En el siglo XXI vuelve la miseria
económica pero sobre todo existe pobreza cultural, el cacique se aprovecha de
los trabajadores políticamente incultos e incapaces de elaborar un razonamiento propio y crítico hacia la
autoridad y donde la educación falla o se encargan de que falle.

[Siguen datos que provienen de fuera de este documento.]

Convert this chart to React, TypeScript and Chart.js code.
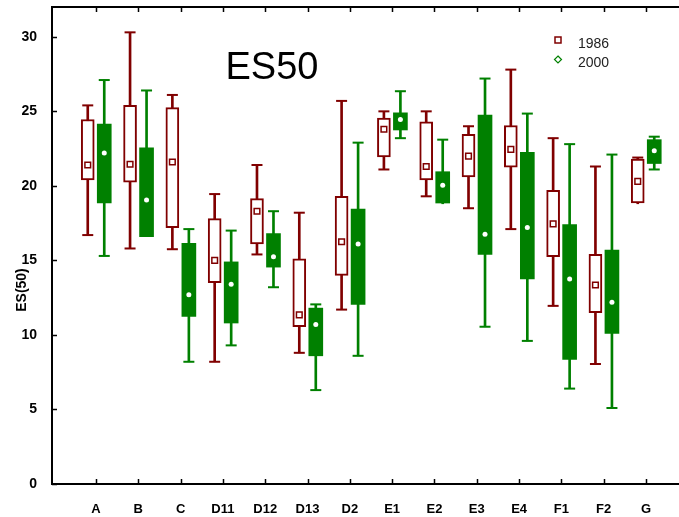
import { useEffect, useRef } from 'react';
import { Chart, registerables } from 'chart.js';
Chart.register(...registerables);

const categories = ['A', 'B', 'C', 'D11', 'D12', 'D13', 'D2', 'E1', 'E2', 'E3', 'E4', 'F1', 'F2', 'G'];

const min1986 = [16.7, 15.8, 15.75, 8.2, 15.4, 8.8, 11.7, 21.1, 19.3, 18.5, 17.1, 11.95, 8.05, 18.8];
const q1_1986 = [20.4, 20.25, 17.2, 13.5, 16.1, 10.55, 14.0, 21.95, 20.4, 20.6, 21.25, 15.25, 11.5, 18.85];
const med1986 = [21.4, 21.45, 21.6, 15.0, 18.3, 11.35, 16.25, 23.8, 21.3, 22.0, 22.45, 17.45, 13.35, 20.3];
const q3_1986 = [24.45, 25.4, 25.25, 17.8, 19.15, 15.1, 19.3, 24.55, 24.3, 23.45, 24.05, 19.7, 15.4, 21.8];
const max1986 = [25.4, 30.3, 26.1, 19.45, 21.4, 18.2, 25.7, 25.0, 25.0, 24.0, 27.8, 23.2, 21.3, 21.9];

const min2000 = [15.3, 16.6, 8.2, 9.3, 13.2, 6.3, 8.6, 23.2, 18.8, 10.55, 9.6, 6.4, 5.1, 21.1];
const q1_2000 = [18.85, 16.6, 11.25, 10.8, 14.55, 8.6, 12.05, 23.75, 18.85, 15.4, 13.75, 8.35, 10.1, 21.5];
const med2000 = [22.2, 19.05, 12.7, 13.4, 15.25, 10.7, 16.1, 24.45, 20.05, 16.75, 17.2, 13.75, 12.2, 22.35];
const q3_2000 = [24.15, 22.55, 16.15, 14.9, 16.8, 11.8, 18.45, 24.9, 20.95, 24.75, 22.25, 17.4, 15.7, 23.1];
const max2000 = [27.1, 26.4, 17.1, 17.0, 18.3, 12.05, 22.9, 26.35, 23.1, 27.2, 24.85, 22.8, 22.1, 23.3];

const yTicks = [0, 5, 10, 15, 20, 25, 30];
const seriesNames = ['1986', '2000'];
const chartTitle = 'ES50';
const yTitle = 'ES(50)';

const RED = '#800000';
const GREEN = '#008000';
const FONT = '"Liberation Sans", Arial, sans-serif';
const OFF = 0.195;

export default function App() {
  const ref = useRef<HTMLCanvasElement>(null);
  useEffect(() => {
    if (!ref.current) return;
    const idx = categories.map((_, i) => i);
    const fr = (i: number) => i - OFF;
    const fg = (i: number) => i + OFF;
    const range = (lo: number[], hi: number[], f: (i: number) => number) =>
      idx.map((i) => ({ x: f(i), y: [lo[i], hi[i]] }));
    const caps = (lo: number[], q1: number[], q3: number[], hi: number[], f: (i: number) => number) => {
      const pts: { x: number; y: number }[] = [];
      idx.forEach((i) => {
        if (hi[i] > q3[i] + 0.05) pts.push({ x: f(i), y: hi[i] });
        if (lo[i] < q1[i] - 0.05) pts.push({ x: f(i), y: lo[i] });
      });
      return pts;
    };
    const pts = (v: number[], f: (i: number) => number) => idx.map((i) => ({ x: f(i), y: v[i] }));

    const deco = {
      id: 'deco',
      afterDraw(chart: any) {
        const { ctx, chartArea } = chart;
        const xs = chart.scales.x;
        const ys = chart.scales.y;
        ctx.save();
        ctx.strokeStyle = '#000';
        ctx.lineWidth = 2;
        ctx.beginPath();
        ctx.moveTo(chartArea.left - 1, chartArea.top);
        ctx.lineTo(chartArea.right, chartArea.top);
        ctx.stroke();
        ctx.lineWidth = 1.5;
        ctx.beginPath();
        idx.forEach((i) => {
          const px = Math.round(xs.getPixelForValue(i)) + 0.5;
          ctx.moveTo(px, chartArea.bottom);
          ctx.lineTo(px, chartArea.bottom - 5);
          ctx.moveTo(px, chartArea.top);
          ctx.lineTo(px, chartArea.top + 5);
        });
        yTicks.forEach((v) => {
          const py = Math.round(ys.getPixelForValue(v)) + 0.5;
          ctx.moveTo(chartArea.left, py);
          ctx.lineTo(chartArea.left + 5, py);
        });
        ctx.stroke();

        ctx.fillStyle = '#000';
        ctx.font = `38px ${FONT}`;
        ctx.textAlign = 'center';
        ctx.textBaseline = 'alphabetic';
        ctx.fillText(chartTitle, 272, 79);

        ctx.save();
        ctx.translate(26, 290);
        ctx.rotate(-Math.PI / 2);
        ctx.font = `bold 14px ${FONT}`;
        ctx.textAlign = 'center';
        ctx.fillText(yTitle, 0, 0);
        ctx.restore();

        ctx.font = `14px ${FONT}`;
        ctx.textAlign = 'left';
        ctx.fillStyle = '#222';
        ctx.fillText(seriesNames[0], 578, 48);
        ctx.fillText(seriesNames[1], 578, 67);
        ctx.strokeStyle = RED;
        ctx.lineWidth = 1.5;
        ctx.strokeRect(555, 37, 6, 6);
        ctx.strokeStyle = GREEN;
        ctx.lineWidth = 1.2;
        ctx.beginPath();
        ctx.moveTo(558, 56);
        ctx.lineTo(561.5, 59.5);
        ctx.lineTo(558, 63);
        ctx.lineTo(554.5, 59.5);
        ctx.closePath();
        ctx.stroke();
        ctx.restore();
      },
    };

    const chart = new Chart(ref.current, {
      type: 'bar',
      data: {
        datasets: [
          { type: 'bar', data: range(min1986, max1986, fr) as any, backgroundColor: RED, barThickness: 2, grouped: false, borderWidth: 0, order: 9 } as any,
          { type: 'scatter', data: caps(min1986, q1_1986, q3_1986, max1986, fr), pointStyle: 'line', radius: 5.5, borderColor: RED, borderWidth: 2, order: 8 } as any,
          { type: 'bar', data: range(min2000, max2000, fg) as any, backgroundColor: GREEN, barThickness: 2, grouped: false, borderWidth: 0, order: 7 } as any,
          { type: 'scatter', data: caps(min2000, q1_2000, q3_2000, max2000, fg), pointStyle: 'line', radius: 5.5, borderColor: GREEN, borderWidth: 2, order: 6 } as any,
          { type: 'bar', data: range(q1_1986, q3_1986, fr) as any, backgroundColor: '#fff', borderColor: RED, borderWidth: 2, borderSkipped: false, barThickness: 13, grouped: false, order: 5 } as any,
          { type: 'bar', data: range(q1_2000, q3_2000, fg) as any, backgroundColor: GREEN, borderColor: GREEN, borderWidth: 0, barThickness: 14, grouped: false, order: 4 } as any,
          { type: 'scatter', data: pts(med1986, fr), pointStyle: 'rect', radius: 4, backgroundColor: '#fff', borderColor: RED, borderWidth: 1.5, order: 2 } as any,
          { type: 'scatter', data: pts(med2000, fg), pointStyle: 'circle', radius: 2.5, backgroundColor: '#fff', borderColor: '#fff', borderWidth: 0, order: 1 } as any,
        ],
      },
      options: {
        animation: false,
        responsive: false,
        events: [],
        layout: { autoPadding: false, padding: { top: 7, left: 0, right: 0, bottom: 0 } },
        plugins: { legend: { display: false }, tooltip: { enabled: false }, title: { display: false } },
        scales: {
          x: {
            type: 'linear',
            min: -1.04,
            max: 13.78,
            offset: false,
            grid: { display: false },
            border: { display: true, color: '#000', width: 2 },
            ticks: {
              autoSkip: false,
              maxRotation: 0,
              padding: 10,
              color: '#000',
              font: { family: FONT, weight: 'bold', size: 13 },
              callback: (v: any) => categories[v as number] ?? '',
            },
            afterBuildTicks: (s: any) => {
              s.ticks = idx.map((v) => ({ value: v }));
            },
            afterFit: (s: any) => {
              s.height = 33;
              s.paddingLeft = 0;
              s.paddingRight = 0;
              s.paddingTop = 0;
              s.paddingBottom = 0;
            },
          },
          y: {
            type: 'linear',
            min: 0,
            max: 32,
            grid: { display: false },
            border: { display: true, color: '#000', width: 2 },
            ticks: {
              padding: 7,
              color: '#000',
              font: { family: FONT, weight: 'bold', size: 14 },
            },
            afterBuildTicks: (s: any) => {
              s.ticks = yTicks.map((v) => ({ value: v }));
            },
            afterFit: (s: any) => {
              s.width = 52;
              s.paddingLeft = 0;
              s.paddingRight = 0;
              s.paddingTop = 0;
              s.paddingBottom = 0;
            },
          },
        },
      } as any,
      plugins: [deco],
    });
    return () => chart.destroy();
  }, []);

  return (
    <div style={{ position: 'absolute', left: 0, top: 0, width: 679, height: 517, background: '#fff' }}>
      <canvas ref={ref} width={679} height={517} />
    </div>
  );
}
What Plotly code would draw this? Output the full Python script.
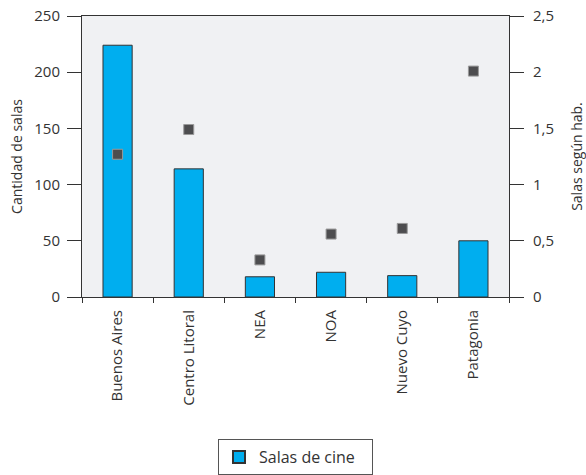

En el siglo XIX los peones
se juntaban en la plaza del pueblo al amanecer, los capataces los
seleccionaban, los afortunados obtendrían ese día algo para alimentar a sus
familias, los rechazados, a pasar hambre. Naturalmente, los seleccionados eran
sumisos, serviles y obedientes.
En el siglo XXI existía una garantía de seguridad
social y la legislación laboral permitía
una relación entre trabajadores y patronos, nunca en condiciones de igualdad
pero se habían sentado las bases. También esto está desapareciendo y el cacique
ahora sí está en su posición deseada.
Hay un mercado laboral donde los vicios del caciquismo
perviven al desnudo: los trabajadores políticos. Son profesionales, o no, que
han decidido por clientelismo dedicar su vida a la gestión pública, pero no en
los sistemas administrativos, como funcionarios, sino en puestos políticos, hay
varios puestos para ellos: directores, asesores, gestores, consejeros…en
instituciones y empresas públicas. Los peones y jornaleros del siglo XXI , en
vez de acudir a la plaza del pueblo, acuden a la casa del cacique o a la casa
que se ha apropiado. Los caciques y capataces les observan y les designarán
para los puestos de trabajo en función de la actitud (no aptitud) que
demuestren. El dirigente-cacique-capataz es lógico y racional en sus
decisiones, quiere que los puestos sean ocupados no sólo por personas fieles y
sumisas, sino que además no pidan explicaciones que siempre son molestas y
requieren tiempo. El jornalero debe callar y obedecer. En el proceso de
selección darwinista sobrevive el mejor adaptado, el más adaptado a la
dirección, el que jamás protesta ni cuestiona las decisiones. No hay nada más
silencioso que un burócrata ascendiendo.
Una vez que el sumiso y silencioso jornalero ha alcanzado un
puesto de poder, ¿cómo actuará?, no importa lo honesto que sea: el sistema le
obligará a comportarse como un cacique. Mi pueblo es mi cortijo y aquí se hace
lo que yo digo.
En nuestro siglo el caciquismo sobrevive y prospera. En
parte se debe a tradiciones culturales, pero en gran parte a las diferencias,
lagunas y contradicciones del sistema legal. Aunque es un problema ético, la
solución no está en sustituir unos dirigentes por otros más honestos, que
también, sino en cambiar el sistema que selecciona a los dirigentes y cambiar
los sistemas de control democrático.
La lucha contra la corrupción y el caciquismo es una lucha
sin final pero se pueden conseguir victorias y avances importantes. La gestión
de los recursos públicos siempre se
prestará a su uso en función de intereses privados, pero los ciudadanos somos y
seremos cada día más exigentes. Lo que podemos aceptar como un mal menor unos
años podemos llegar a considerarlo insoportable con el paso del tiempo.